# +1 For Brent!



## Shoryureppa (Jul 1, 2011)

I just came back from AK. I bought a poor man's basslet, cannot afford the real one. Brent is super nice and helped me picked one that was the healthiest and the fattest. I know there are stores with really nice stuff, but it is the feeling you get from the staff that make me come back. It was like when I used to deal with Chris at SUM. I don't normally go to AK but If Brent is who I deal with all the time, I have no problem driving over there. Very passionate about the hobby and a pleasure to talk.

Harold


----------



## bigfishy (Jun 19, 2009)

see any rare and uncommon fresh water fish in AK?


----------



## Shoryureppa (Jul 1, 2011)

I didn't look to be honest. After I went salt, I never looked back


----------



## RR37 (Nov 6, 2012)

Seriously ^ ? Wow.


----------



## RR37 (Nov 6, 2012)

I meant that you expect not to pay tax in a legitimate establishment.


----------



## J_T (Mar 25, 2011)

CLK88 said:


> The owner is asian. My dad knows him way back. I'm sure regular customers get the tax waved as i know a few ppl who say they do. I know its legit but prices can be negotiated its private own.


Owner is Daniel, nice guy.

Don't expect a deal, and often deals will find you. They are happy to make deals. All MAST members get a discount. But normally, what I am there for has been discounted more than what my Mast membership would have gotten me.

AK is a decent store. They are alway improving.


----------



## pat3612 (Jan 29, 2008)

Whats Asian got to do with it. Where you nice about it. I went there this summer with some friends and when we got to cash out were told no tax if we paid cash or debt. I have to say I was happy, then we told the him we were from Barrie and I heard about his store on this forum and came down to visit his store and he took another 10% off.


----------



## loonie (Mar 29, 2008)

Its not a case of no tax, they quote you a price inclusive of tax
if you pay cash but if you pay with credit card then there is breakdown of price with tax.


----------



## df001 (Nov 13, 2007)

<edited for accuracy>



CLK88 said:


> .... I'm just saying _most_ ppl usually make deals and thats a fact.


Here's a thought - if your dad knows Daniel from "way back" as you put it, why don't you have your dad go with you one time, and have him introduce you to him properly.

if its not a racism issue, why bring race up? the implication of prejudice is offensive at best.


----------



## Shoryureppa (Jul 1, 2011)

The post is about Brent, not the store, call Stephen Harper if you have a problem paying taxes or spend your $100 elsewhere.

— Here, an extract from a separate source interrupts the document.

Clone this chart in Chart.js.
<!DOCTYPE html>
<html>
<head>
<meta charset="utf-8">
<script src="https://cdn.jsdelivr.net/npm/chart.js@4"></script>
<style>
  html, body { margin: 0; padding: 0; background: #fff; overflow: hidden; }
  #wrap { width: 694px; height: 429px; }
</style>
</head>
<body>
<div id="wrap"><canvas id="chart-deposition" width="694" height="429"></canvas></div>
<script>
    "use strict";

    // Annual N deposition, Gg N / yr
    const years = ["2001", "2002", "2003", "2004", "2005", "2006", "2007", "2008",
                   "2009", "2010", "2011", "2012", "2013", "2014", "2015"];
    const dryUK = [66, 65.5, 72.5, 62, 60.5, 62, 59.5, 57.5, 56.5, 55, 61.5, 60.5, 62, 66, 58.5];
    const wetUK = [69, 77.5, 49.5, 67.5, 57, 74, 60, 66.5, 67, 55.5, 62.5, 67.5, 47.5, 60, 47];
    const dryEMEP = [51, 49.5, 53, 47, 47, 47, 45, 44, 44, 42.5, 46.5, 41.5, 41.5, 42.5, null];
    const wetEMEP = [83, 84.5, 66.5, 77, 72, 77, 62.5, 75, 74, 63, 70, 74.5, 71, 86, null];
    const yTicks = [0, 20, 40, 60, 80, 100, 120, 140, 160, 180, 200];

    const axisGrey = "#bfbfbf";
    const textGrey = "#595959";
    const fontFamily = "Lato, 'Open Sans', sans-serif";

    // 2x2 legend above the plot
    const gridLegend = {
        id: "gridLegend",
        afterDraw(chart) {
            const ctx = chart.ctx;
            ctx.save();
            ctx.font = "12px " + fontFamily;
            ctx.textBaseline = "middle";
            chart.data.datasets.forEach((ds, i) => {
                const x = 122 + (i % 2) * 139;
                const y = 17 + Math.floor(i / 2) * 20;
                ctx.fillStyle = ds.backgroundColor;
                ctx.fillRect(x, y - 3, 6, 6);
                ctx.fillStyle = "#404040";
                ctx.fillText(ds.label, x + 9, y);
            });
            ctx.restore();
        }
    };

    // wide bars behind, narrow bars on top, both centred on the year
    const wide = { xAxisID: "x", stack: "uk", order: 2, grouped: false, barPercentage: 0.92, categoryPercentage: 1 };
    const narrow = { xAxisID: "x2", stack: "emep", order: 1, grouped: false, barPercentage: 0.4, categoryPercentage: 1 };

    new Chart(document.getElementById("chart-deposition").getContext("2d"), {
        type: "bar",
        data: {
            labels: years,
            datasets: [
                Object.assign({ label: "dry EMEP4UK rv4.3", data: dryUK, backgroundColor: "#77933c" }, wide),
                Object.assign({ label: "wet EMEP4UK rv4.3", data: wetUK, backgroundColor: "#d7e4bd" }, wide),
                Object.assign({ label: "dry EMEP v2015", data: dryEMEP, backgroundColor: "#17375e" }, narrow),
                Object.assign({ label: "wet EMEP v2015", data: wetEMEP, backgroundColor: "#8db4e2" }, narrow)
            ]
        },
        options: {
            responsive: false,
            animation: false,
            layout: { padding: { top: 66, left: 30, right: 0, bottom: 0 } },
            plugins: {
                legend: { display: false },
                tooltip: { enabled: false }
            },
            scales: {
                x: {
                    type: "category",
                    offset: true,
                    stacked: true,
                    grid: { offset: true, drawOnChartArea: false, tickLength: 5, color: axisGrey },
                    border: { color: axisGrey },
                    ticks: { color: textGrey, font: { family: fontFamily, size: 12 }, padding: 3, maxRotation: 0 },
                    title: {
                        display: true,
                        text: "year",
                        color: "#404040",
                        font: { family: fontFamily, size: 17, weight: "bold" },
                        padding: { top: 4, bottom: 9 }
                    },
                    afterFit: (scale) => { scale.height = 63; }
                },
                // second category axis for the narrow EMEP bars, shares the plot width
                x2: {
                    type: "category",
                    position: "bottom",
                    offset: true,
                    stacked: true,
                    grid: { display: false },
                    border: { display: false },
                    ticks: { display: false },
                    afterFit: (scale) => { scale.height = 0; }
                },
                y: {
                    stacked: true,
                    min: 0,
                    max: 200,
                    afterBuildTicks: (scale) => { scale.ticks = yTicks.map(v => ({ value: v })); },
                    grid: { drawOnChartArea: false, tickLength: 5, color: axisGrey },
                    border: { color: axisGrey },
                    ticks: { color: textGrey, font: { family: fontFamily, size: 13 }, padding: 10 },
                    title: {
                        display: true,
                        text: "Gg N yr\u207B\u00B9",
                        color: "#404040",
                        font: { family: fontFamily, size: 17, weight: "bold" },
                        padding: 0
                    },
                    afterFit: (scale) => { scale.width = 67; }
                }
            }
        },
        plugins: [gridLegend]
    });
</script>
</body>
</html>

I bet you have spent $13(tax equivalent for $100) on other things, yet you have an issue paying taxes on fish? $13 dollars won't buy you and your dad a meal each at Mcdonald's.


----------



## flagtail (Jun 2, 2011)

Shoryureppa said:


> The post is about Brent, not the store, call Stephen Harper if you have a problem paying taxes or spend your $100 elsewhere. I bet you have spent $13(tax equivalent for $100) on other things, yet you have an issue paying taxes on fish? $13 dollars won't buy you and your dad a meal each at Mcdonald's.

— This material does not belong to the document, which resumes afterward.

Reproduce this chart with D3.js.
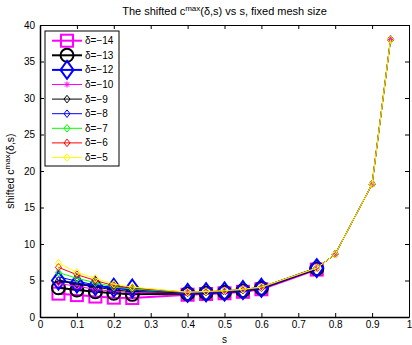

If Brent worked at Mcdees......he would bag you the fattest and juiciest $1.39 mcdouble and you could have whole bag of diff $1.39 burgers !!!!!

hmmmmmm..........oh Brent!

LOL


----------



## Shoryureppa (Jul 1, 2011)

Thanks again Brent! Visits to LFS's are more pleasureable because of people like you!


----------



## bettaforu (Sep 6, 2009)

Brent has always been a very nice informative guy to talk to either at PJs or AK...you can't expect to get a deal everywhere you go.


----------



## pjsbrent (Nov 4, 2010)

Wow, this thread just made my day. I hope I can live up to my reputation!


----------



## flagtail (Jun 2, 2011)

pjsbrent said:


> Wow, this thread just made my day. I hope I can live up to my reputation!


Nice eh! LOL

You might just want to run for Premier.....

Oh well...you could be our Fishy Premier.....how's that?


----------